Basically, the P/E shows how much the market is paying for each real of profit the company generates. The formula is simple: divide the stock price by earnings per share. If a stock costs R$30 and earns R$3 per share, its P/E is 10. That means you're paying for 10 years of profit — in theory.
Now, here’s the detail that people often ignore: a P/E of 10 isn't automatically good or bad. It all depends on the context. A large, stable, and predictable brewery typically trades between 10x and 18x. Meanwhile, a tech company can sustain a P/E above 25x if it's truly growing. The sector makes a huge difference.
On B3, you often see stocks with low P/E ratios in cyclical sectors — commodities, energy, steel. Many look at that and think "I found a bargain," but that's not always the case. Sometimes it's cheap because the market is right to be cautious. That's why P/E should be used together with other indicators, never in isolation.

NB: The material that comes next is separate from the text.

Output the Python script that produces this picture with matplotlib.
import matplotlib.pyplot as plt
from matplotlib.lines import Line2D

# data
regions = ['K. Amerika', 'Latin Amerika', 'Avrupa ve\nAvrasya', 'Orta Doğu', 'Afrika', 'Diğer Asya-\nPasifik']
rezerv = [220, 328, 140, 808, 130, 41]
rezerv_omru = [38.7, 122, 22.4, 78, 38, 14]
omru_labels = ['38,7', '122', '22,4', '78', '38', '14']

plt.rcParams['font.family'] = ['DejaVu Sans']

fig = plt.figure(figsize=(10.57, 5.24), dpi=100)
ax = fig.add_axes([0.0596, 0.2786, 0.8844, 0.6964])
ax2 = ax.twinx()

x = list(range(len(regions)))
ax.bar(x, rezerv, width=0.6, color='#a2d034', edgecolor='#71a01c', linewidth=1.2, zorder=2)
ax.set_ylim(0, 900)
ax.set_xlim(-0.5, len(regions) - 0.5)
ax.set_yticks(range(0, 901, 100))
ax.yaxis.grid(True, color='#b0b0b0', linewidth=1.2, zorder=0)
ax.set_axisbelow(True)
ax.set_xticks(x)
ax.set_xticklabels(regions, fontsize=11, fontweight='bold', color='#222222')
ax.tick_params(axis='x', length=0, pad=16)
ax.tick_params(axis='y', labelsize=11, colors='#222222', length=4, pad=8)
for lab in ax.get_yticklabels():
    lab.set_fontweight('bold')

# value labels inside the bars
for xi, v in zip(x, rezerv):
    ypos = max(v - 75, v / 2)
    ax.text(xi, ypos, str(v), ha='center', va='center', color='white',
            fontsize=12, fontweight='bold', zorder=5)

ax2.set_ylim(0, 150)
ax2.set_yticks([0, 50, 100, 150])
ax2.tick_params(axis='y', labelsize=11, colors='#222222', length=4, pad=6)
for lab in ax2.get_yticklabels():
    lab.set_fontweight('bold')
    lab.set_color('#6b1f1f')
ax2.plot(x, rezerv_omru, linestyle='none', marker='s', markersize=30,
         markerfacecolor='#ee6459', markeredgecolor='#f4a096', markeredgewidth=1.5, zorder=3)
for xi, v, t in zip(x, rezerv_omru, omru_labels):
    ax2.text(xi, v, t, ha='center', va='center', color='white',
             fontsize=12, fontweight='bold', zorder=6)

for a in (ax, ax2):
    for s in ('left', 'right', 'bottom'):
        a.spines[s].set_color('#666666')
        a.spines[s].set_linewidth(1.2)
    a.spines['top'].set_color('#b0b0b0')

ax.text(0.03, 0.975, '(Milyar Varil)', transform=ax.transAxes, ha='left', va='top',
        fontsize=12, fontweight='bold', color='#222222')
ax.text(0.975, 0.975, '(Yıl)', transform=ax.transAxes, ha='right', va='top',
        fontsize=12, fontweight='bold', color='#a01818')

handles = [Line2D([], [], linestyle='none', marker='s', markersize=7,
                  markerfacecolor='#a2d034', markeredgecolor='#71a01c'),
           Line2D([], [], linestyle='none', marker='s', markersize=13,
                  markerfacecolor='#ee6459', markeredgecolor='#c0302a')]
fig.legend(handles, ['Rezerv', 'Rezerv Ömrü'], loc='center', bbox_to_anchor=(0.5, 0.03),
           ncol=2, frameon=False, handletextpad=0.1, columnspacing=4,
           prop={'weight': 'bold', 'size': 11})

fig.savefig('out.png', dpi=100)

The indicator is useful for comparing companies within the same sector and spotting potential price distortions, but it has serious limitations. If a company's profit is temporarily inflated by extraordinary events, the P/E gets distorted. And if the company is posting a loss? Then it results in a negative P/E, making the number useless.
Investors who understand well use P/E as an initial filter, never as the final criterion. They combine it with EV/EBITDA, P/BV, cash flow analysis, revenue growth. It's the combination of metrics that provides a real picture, not just a single number.
In the end, P/E is a powerful tool when you know its limits. Those who can see beyond the multiple, analyzing real fundamentals, sector, and economic scenario, make much more solid decisions in the long run.